Laden with dialoguebaazi, the film leans hard into nationalist rhetoric, extolling sanskriti while portraying the Mughals as ruthless plunderers. In one scene, Rawal claims that the absence of “PR” for Indian craftsmen allowed Leftist historians to distort the past and glorify the Mughals. He brands such scholars as “agenda-dharis” (pushers of agendas) and even calls the teaching of this version of history “intellectual terrorism” meant to “corrupt” young minds.
[Dialoguebaazi or dialogue baazi refers to the art of delivering dramatic, witty, or iconic lines, a cornerstone of Bollywood culture. In modern contexts, it manifests as: dramatic speech – literally translating to ‘dialogue play,’ it describes speaking in a theatrical manner, often mimicking the style of larger-than-life movie characters, or cultural influence – it highlights the significance of rhetoric in Indian cinema, where memorable one-liners often carry more weight than the actual screenplay.

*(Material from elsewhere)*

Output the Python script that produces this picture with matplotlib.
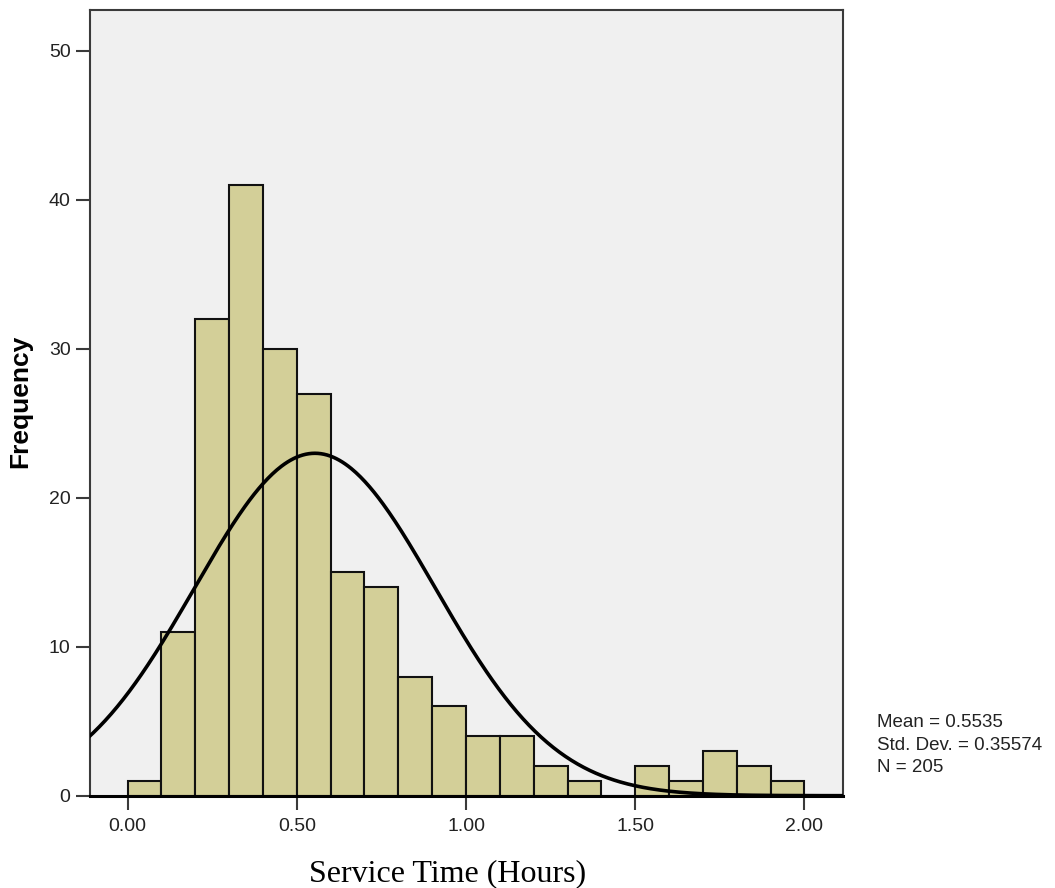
import numpy as np
import matplotlib
matplotlib.use("Agg")
import matplotlib.pyplot as plt
from matplotlib.ticker import FormatStrFormatter

# Data
bin_edges = [round(0.1 * i, 1) for i in range(21)]
counts = [1, 11, 32, 41, 30, 27, 15, 14, 8, 6, 4, 4, 2, 1, 0, 2, 1, 3, 2, 1]
mean_val = 0.5535
std_val = 0.35574
n_val = 205
x_ticks = [0.0, 0.5, 1.0, 1.5, 2.0]
y_ticks = [0, 10, 20, 30, 40, 50]

fig = plt.figure(figsize=(10.55, 8.88), dpi=100)
ax = fig.add_axes([90 / 1055, (888 - 795.7) / 888, (842.7 - 90) / 1055, (795.7 - 10) / 888])
ax.set_facecolor("#f0f0f0")

lefts = bin_edges[:-1]
widths = [bin_edges[i + 1] - bin_edges[i] for i in range(len(counts))]
ax.bar(lefts, counts, width=widths, align="edge", color="#d3cf98",
       edgecolor="#111111", linewidth=1.5, zorder=2)

bw = widths[0]
xs = np.linspace(-0.12, 2.12, 500)
ys = n_val * bw * np.exp(-0.5 * ((xs - mean_val) / std_val) ** 2) / (std_val * np.sqrt(2 * np.pi))
ax.plot(xs, ys, color="black", linewidth=2.6, zorder=3)

ax.set_xlim(-0.111, 2.113)
ax.set_ylim(0, 52.75)
ax.set_xticks(x_ticks)
ax.set_yticks(y_ticks)
ax.xaxis.set_major_formatter(FormatStrFormatter("%.2f"))

for s in ["left", "top", "right"]:
    ax.spines[s].set_color("#3a3a3a")
    ax.spines[s].set_linewidth(1.5)
ax.spines["bottom"].set_color("black")
ax.spines["bottom"].set_linewidth(2.2)
ax.spines["bottom"].set_zorder(4)

ax.tick_params(axis="both", direction="out", length=10, width=1.5, color="#3a3a3a",
               labelcolor="#222222", labelsize=14)
ax.tick_params(axis="x", pad=6)
ax.tick_params(axis="y", pad=4)
for lab in ax.get_xticklabels() + ax.get_yticklabels():
    lab.set_family("Liberation Sans")

fig.text(20 / 1055, 1 - 401 / 888, "Frequency", rotation=90, ha="center", va="center",
         fontsize=19, fontweight="bold", family="Liberation Sans", color="black")

fig.text(448 / 1055, (888 - 881) / 888, "Service Time (Hours)", ha="center", va="baseline",
         fontsize=23, family="Liberation Serif", color="black")

stats = [f"Mean = {mean_val:.4f}", f"Std. Dev. = {std_val:.5f}", f"N = {n_val}"]
baselines = [727, 749.5, 772]
for t, b in zip(stats, baselines):
    fig.text(877 / 1055, (888 - b) / 888, t, ha="left", va="baseline",
             fontsize=13.5, family="Liberation Sans", color="#222222")

fig.savefig("out.png", dpi=100)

[Sanskriti refers to the refinement of human behavior and the cultivation of traditions over generations. In India, it’s often synonymous with a way of life, including social norms, ethics, and artistic expressions and the term is often used to describe the essence of Indian tradition and its enduring, diverse, and evolving nature.]
Zakir Hussain [b. 1965], as the opposing lawyer, presents evidence and calls a historian, educationist and archaeologist to the stand at different points in the film. But Das manages to poke holes in every argument, quoting ancient texts and repeating several already debunked theories. At one point, Hussain wryly tells him, “You be a tourist guide and don’t try to be a comedian.”
Ironically, despite Rawal’s sharp one-liners, the courtroom drama never feels authentic or bound by procedure. Rawal, who does most [of] the heavy-lifting when it comes to creating drama, is ably aided by an ensemble cast, including Hussain, Namit Das [b. 1984] and Brijendra Kala [b. 1969] and Shishir Sharma [b. 1955].
At 165 minutes, The Taj Story trudges on without offering any real answers to the questions it raises. Instead, it merely stirs the pot, blending fact and fiction to serve an agenda far removed from historical inquiry.
[Alaka Sahani is a distinguished Indian film critic and senior editor currently serving as an associate editor at The Indian Express. Based in Mumbai, she’s recognized as a leading voice in cinematic journalism with a career spanning over two decades.
[In 2014, Sahani received the Swarna Kamal (Golden Lotus) for Best Film Critic for her work in 2013. She was specifically lauded for her analytical approach that highlights cinema beyond mere glamour and gossip. She’s a voting member for the 83rd Annual Golden Globes (2026) and she’s served on the juries for various prestigious platforms, including the National Film Awards for films produced within the Indian film industry and the Red Lorry Film Festival, an annual international film festival in Mumbai in March.
[Sahani's writing often delves into cinematic history, diverse genres, and global trends. Her work is regularly featured on Rotten Tomatoes, where she’s a Tomatometer-approved critic.]